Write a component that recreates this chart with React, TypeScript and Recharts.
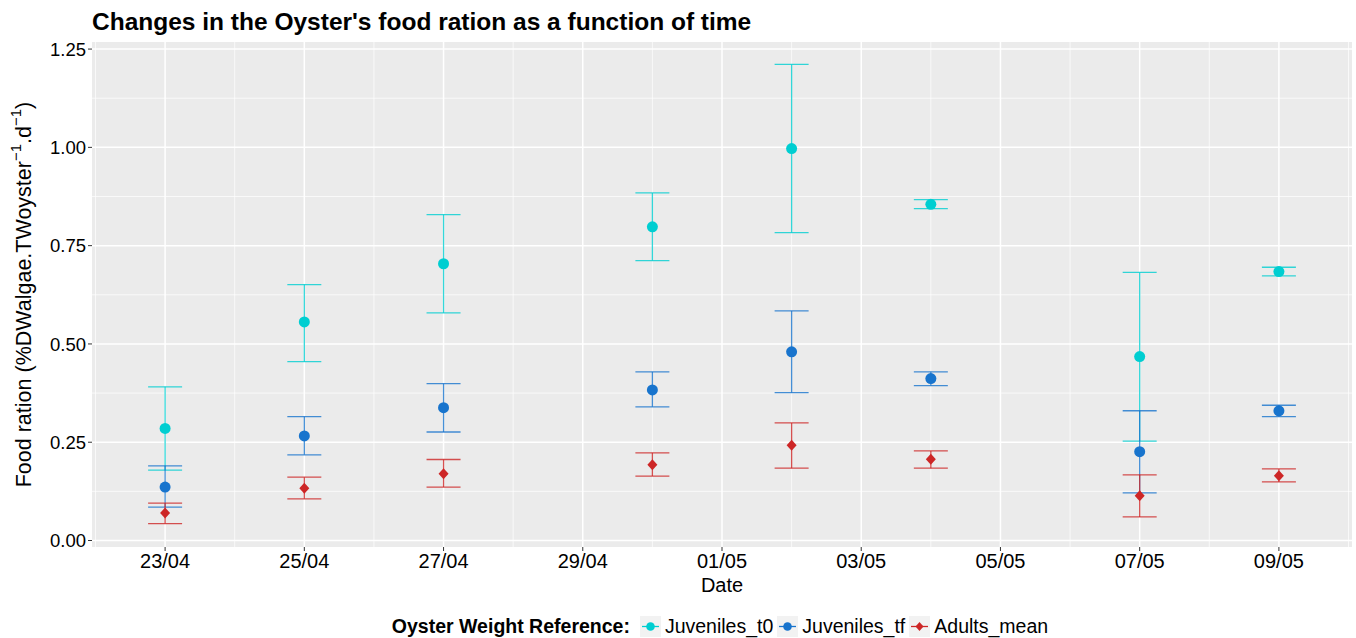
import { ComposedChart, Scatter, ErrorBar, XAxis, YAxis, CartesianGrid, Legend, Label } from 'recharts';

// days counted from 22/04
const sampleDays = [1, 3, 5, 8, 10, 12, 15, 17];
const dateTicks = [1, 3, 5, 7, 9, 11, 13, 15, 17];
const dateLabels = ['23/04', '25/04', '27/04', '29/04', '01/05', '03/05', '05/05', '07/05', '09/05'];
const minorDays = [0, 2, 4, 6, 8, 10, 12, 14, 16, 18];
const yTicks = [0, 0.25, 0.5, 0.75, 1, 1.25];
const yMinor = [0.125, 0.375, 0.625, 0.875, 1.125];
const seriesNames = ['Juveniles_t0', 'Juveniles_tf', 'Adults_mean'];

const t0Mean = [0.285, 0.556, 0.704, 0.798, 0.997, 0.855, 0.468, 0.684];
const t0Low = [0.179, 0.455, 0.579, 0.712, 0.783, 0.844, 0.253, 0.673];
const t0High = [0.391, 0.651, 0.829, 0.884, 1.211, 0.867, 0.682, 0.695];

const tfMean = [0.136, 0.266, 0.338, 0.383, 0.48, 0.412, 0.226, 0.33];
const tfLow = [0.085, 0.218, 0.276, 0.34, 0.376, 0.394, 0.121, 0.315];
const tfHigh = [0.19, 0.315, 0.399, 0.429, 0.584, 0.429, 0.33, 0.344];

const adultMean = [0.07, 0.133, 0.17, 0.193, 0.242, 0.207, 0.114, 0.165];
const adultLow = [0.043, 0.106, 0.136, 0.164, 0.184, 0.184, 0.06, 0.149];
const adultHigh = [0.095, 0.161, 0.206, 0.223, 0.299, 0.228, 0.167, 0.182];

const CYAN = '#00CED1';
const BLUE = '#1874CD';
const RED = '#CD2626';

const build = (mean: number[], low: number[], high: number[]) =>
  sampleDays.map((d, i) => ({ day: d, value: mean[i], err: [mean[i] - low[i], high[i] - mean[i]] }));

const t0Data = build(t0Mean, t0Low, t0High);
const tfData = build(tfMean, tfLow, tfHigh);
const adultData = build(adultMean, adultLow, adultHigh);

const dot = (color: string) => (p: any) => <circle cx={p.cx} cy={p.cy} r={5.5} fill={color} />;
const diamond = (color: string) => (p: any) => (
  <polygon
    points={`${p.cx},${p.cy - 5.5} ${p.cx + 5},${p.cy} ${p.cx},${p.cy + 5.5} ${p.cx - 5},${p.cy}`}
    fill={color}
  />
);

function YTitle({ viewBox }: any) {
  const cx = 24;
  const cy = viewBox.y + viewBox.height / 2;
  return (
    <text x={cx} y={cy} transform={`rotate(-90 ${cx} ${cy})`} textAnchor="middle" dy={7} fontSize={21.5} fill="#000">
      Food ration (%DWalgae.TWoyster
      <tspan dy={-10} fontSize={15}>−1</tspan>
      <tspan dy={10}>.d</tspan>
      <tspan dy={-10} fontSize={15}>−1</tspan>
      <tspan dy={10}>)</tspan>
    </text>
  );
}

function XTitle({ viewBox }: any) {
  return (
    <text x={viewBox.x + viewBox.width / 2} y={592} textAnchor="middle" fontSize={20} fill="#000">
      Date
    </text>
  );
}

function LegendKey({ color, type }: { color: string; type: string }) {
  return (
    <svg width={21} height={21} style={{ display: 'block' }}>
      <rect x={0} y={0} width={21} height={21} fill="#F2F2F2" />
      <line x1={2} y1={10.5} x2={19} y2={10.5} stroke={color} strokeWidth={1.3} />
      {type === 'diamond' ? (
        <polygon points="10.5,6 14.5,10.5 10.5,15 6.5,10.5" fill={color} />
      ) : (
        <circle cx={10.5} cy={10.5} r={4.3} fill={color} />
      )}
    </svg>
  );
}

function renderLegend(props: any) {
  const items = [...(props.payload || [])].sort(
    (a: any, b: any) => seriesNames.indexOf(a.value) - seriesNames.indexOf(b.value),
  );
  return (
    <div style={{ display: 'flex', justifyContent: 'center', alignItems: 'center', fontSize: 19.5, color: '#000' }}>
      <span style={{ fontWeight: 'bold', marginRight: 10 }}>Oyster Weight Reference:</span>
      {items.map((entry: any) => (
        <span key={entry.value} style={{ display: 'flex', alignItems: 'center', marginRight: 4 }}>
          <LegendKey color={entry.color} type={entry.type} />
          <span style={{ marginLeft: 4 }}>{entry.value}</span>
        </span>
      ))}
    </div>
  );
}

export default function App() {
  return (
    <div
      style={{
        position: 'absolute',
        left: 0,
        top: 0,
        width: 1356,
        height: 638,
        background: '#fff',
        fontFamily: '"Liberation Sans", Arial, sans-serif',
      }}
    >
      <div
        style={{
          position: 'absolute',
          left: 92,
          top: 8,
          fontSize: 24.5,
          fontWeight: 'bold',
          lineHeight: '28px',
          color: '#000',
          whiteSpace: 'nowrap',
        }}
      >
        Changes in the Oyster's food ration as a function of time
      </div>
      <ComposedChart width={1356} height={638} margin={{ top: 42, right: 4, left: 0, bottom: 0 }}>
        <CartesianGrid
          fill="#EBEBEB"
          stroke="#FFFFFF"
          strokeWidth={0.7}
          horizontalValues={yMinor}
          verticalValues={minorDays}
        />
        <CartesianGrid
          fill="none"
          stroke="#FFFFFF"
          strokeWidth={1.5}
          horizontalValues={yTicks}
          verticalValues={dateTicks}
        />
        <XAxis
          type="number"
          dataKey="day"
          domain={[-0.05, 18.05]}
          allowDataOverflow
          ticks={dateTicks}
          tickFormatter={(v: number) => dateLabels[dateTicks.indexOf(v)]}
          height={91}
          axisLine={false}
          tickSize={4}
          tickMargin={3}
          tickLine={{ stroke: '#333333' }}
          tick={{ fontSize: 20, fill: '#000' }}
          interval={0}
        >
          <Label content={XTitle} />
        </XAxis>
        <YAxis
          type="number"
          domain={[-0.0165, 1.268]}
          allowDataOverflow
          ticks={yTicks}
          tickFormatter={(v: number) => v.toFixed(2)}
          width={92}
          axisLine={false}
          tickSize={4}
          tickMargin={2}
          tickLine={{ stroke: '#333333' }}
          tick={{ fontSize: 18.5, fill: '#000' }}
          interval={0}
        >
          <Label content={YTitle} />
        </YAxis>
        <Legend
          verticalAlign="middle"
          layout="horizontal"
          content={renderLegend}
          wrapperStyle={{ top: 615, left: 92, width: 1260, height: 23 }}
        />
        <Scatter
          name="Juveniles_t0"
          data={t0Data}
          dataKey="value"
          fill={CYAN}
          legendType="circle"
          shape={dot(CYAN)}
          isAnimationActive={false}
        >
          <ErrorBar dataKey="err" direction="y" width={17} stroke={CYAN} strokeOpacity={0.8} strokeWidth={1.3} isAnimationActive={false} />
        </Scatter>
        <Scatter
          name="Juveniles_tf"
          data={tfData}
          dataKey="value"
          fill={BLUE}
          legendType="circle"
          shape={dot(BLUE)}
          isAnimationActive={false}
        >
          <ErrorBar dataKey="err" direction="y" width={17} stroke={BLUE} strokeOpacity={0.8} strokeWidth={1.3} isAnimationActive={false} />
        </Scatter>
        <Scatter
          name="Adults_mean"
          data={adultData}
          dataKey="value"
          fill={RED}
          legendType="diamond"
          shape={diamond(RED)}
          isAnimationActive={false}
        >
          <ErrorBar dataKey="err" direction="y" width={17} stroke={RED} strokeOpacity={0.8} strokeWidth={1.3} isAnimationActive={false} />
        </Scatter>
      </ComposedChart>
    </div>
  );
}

[What is required]
Quote, exactly and only, the lines from the first line of the data above through the line containing "0.867, 0.682, 0.695];". The pictures do not belong in it.

[Task output]
Write a component that recreates this chart with React, TypeScript and Recharts.
import { ComposedChart, Scatter, ErrorBar, XAxis, YAxis, CartesianGrid, Legend, Label } from 'recharts';

// days counted from 22/04
const sampleDays = [1, 3, 5, 8, 10, 12, 15, 17];
const dateTicks = [1, 3, 5, 7, 9, 11, 13, 15, 17];
const dateLabels = ['23/04', '25/04', '27/04', '29/04', '01/05', '03/05', '05/05', '07/05', '09/05'];
const minorDays = [0, 2, 4, 6, 8, 10, 12, 14, 16, 18];
const yTicks = [0, 0.25, 0.5, 0.75, 1, 1.25];
const yMinor = [0.125, 0.375, 0.625, 0.875, 1.125];
const seriesNames = ['Juveniles_t0', 'Juveniles_tf', 'Adults_mean'];

const t0Mean = [0.285, 0.556, 0.704, 0.798, 0.997, 0.855, 0.468, 0.684];
const t0Low = [0.179, 0.455, 0.579, 0.712, 0.783, 0.844, 0.253, 0.673];
const t0High = [0.391, 0.651, 0.829, 0.884, 1.211, 0.867, 0.682, 0.695];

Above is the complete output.